On the use of heterogeneous noisy data in spectral gravity field modeling methods

Spectral methods have been a standard tool in physical geodesy applications over the past decade. Typically, they have been used for the efficient evaluation of convolution integrals, utilizing homogeneous, noise-free gridded data. This paper answers the following three questions:

1. Can data errors be propagated into the results?
2. Can heterogeneous data be used?
3. Is error propagation possible with heterogeneous data?

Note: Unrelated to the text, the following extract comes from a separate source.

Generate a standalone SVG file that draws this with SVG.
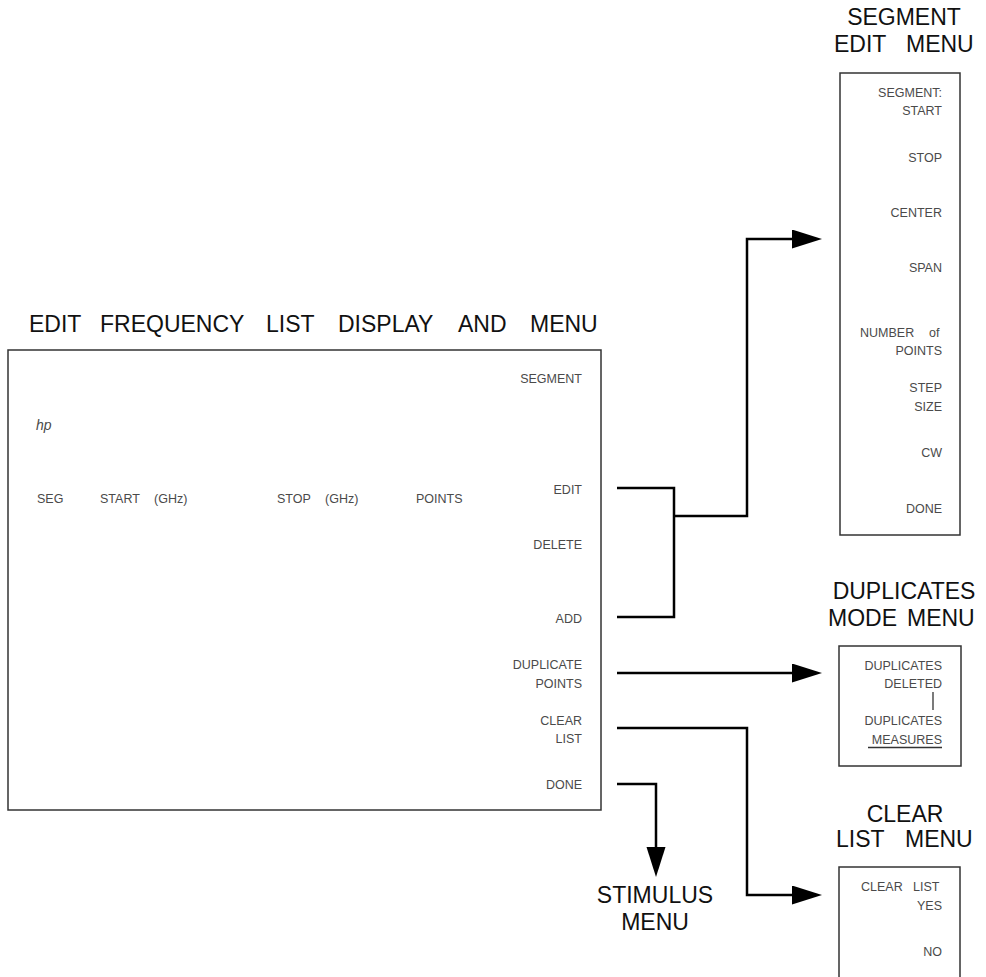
<svg xmlns="http://www.w3.org/2000/svg" width="986" height="977" viewBox="0 0 986 977">
<style>
.box{fill:#fff;stroke:#333;stroke-width:1.5}
.t{font-family:"Liberation Sans",Arial,sans-serif;font-size:12.5px;fill:#4a4a4a}
.r{text-anchor:end}
.h{font-family:"Liberation Sans",Arial,sans-serif;font-size:23px;fill:#111}
.c{text-anchor:middle}
.ln{fill:none;stroke:#000;stroke-width:2.5}
</style>
<defs>
<marker id="ah" markerUnits="userSpaceOnUse" markerWidth="30" markerHeight="20" refX="0" refY="9.5" orient="auto">
<path d="M0,0 L30,9.5 L0,19 z" fill="#000"/>
</marker>
</defs>
<rect width="986" height="977" fill="#fff"/>

<g id="main">
<text class="h" y="332"><tspan x="29">EDIT</tspan><tspan x="100">FREQUENCY</tspan><tspan x="266">LIST</tspan><tspan x="338">DISPLAY</tspan><tspan x="458">AND</tspan><tspan x="530">MENU</tspan></text>
<rect class="box" x="8" y="350" width="593" height="460"/>
<text x="36" y="430" font-family="Liberation Sans,Arial,sans-serif" font-size="14" font-style="italic" fill="#4a4a4a">hp</text>
<text class="t" x="37" y="502.5">SEG</text>
<text class="t" y="502.5"><tspan x="100">START</tspan><tspan x="154">(GHz)</tspan></text>
<text class="t" y="502.5"><tspan x="277">STOP</tspan><tspan x="325">(GHz)</tspan></text>
<text class="t" x="416" y="502.5">POINTS</text>
<text class="t r" x="582" y="383">SEGMENT</text>
<text class="t r" x="582" y="493.5">EDIT</text>
<text class="t r" x="582" y="549">DELETE</text>
<text class="t r" x="582" y="622.5">ADD</text>
<text class="t r" x="582" y="668.5">DUPLICATE</text>
<text class="t r" x="582" y="687.5">POINTS</text>
<text class="t r" x="582" y="724.5">CLEAR</text>
<text class="t r" x="582" y="742.5">LIST</text>
<text class="t r" x="582" y="788.5">DONE</text>
</g>

<g id="segment-edit-menu">
<text class="h c" x="904" y="25">SEGMENT</text>
<text class="h" y="52"><tspan x="834">EDIT</tspan><tspan x="906">MENU</tspan></text>
<rect class="box" x="840" y="73" width="120" height="462"/>
<text class="t r" x="942" y="96.5">SEGMENT:</text>
<text class="t r" x="942" y="114.5">START</text>
<text class="t r" x="942" y="161.5">STOP</text>
<text class="t r" x="942" y="216.5">CENTER</text>
<text class="t r" x="942" y="271.5">SPAN</text>
<text class="t" y="336.5"><tspan x="860">NUMBER</tspan><tspan x="929">of</tspan></text>
<text class="t r" x="942" y="354.5">POINTS</text>
<text class="t r" x="942" y="391.5">STEP</text>
<text class="t r" x="942" y="410.5">SIZE</text>
<text class="t r" x="942" y="456.5">CW</text>
<text class="t r" x="942" y="512.5">DONE</text>
</g>

<g id="duplicates-mode-menu">
<text class="h c" x="904" y="599">DUPLICATES</text>
<text class="h" y="626"><tspan x="828">MODE</tspan><tspan x="907">MENU</tspan></text>
<rect class="box" x="839" y="646" width="122" height="120"/>
<text class="t r" x="942" y="669.5">DUPLICATES</text>
<text class="t r" x="942" y="687.5">DELETED</text>
<line x1="933" y1="692" x2="933" y2="710" stroke="#333" stroke-width="1.3"/>
<text class="t r" x="942" y="724.5">DUPLICATES</text>
<text class="t r" x="942" y="743.5">MEASURES</text>
<line x1="868" y1="747.5" x2="942" y2="747.5" stroke="#333" stroke-width="1.3"/>
</g>

<g id="clear-list-menu">
<text class="h c" x="905" y="822">CLEAR</text>
<text class="h" y="847"><tspan x="836">LIST</tspan><tspan x="905">MENU</tspan></text>
<rect class="box" x="839" y="867" width="121" height="130"/>
<text class="t" y="890.5"><tspan x="861">CLEAR</tspan><tspan x="913">LIST</tspan></text>
<text class="t r" x="942" y="909.5">YES</text>
<text class="t r" x="942" y="955.5">NO</text>
</g>

<g id="stimulus-menu">
<text class="h c" x="655" y="903">STIMULUS</text>
<text class="h c" x="655" y="930">MENU</text>
</g>

<g id="connectors">
<path class="ln" d="M617 488 H674 V617 H617"/>
<path class="ln" d="M674 516 H747 V239 H792" marker-end="url(#ah)"/>
<path class="ln" d="M617 673 H792" marker-end="url(#ah)"/>
<path class="ln" d="M617 728 H747 V895 H792" marker-end="url(#ah)"/>
<path class="ln" d="M617 784 H656 V847" marker-end="url(#ah)"/>
</g>
</svg>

The answer to the above questions is yes and is illustrated for the case of two input data sets and one output. Firstly, a solution is obtained in the frequency domain using the theory of a two-input, single-output system. The assumption here is that both the input signals and their errors are stochastic variables with known PSDs. The solution depends on the ratios of the error PSD and the signal PSD, i.e., the noise-to-signal ratios of the two inputs. It is shown that, when the two inputs are partially correlated, this solution is equivalent to stepwise collocation. Secondly, a solution is derived in the frequency domain by a least-squares adjustment of the spectra of the input data. The assumption is that only the input errors are stochastic variables with known power spectral density functions (PSDs). It is shown that the solution depends on the ratio of the noise PSDs. In both cases, there exists the non-trivial problem of estimating the input noise PSDs, given that we only have available the error variances of the data. An effective but non-rigorous way of overcoming this problem in practice is to approximate the noise PSDs by simple stationary models.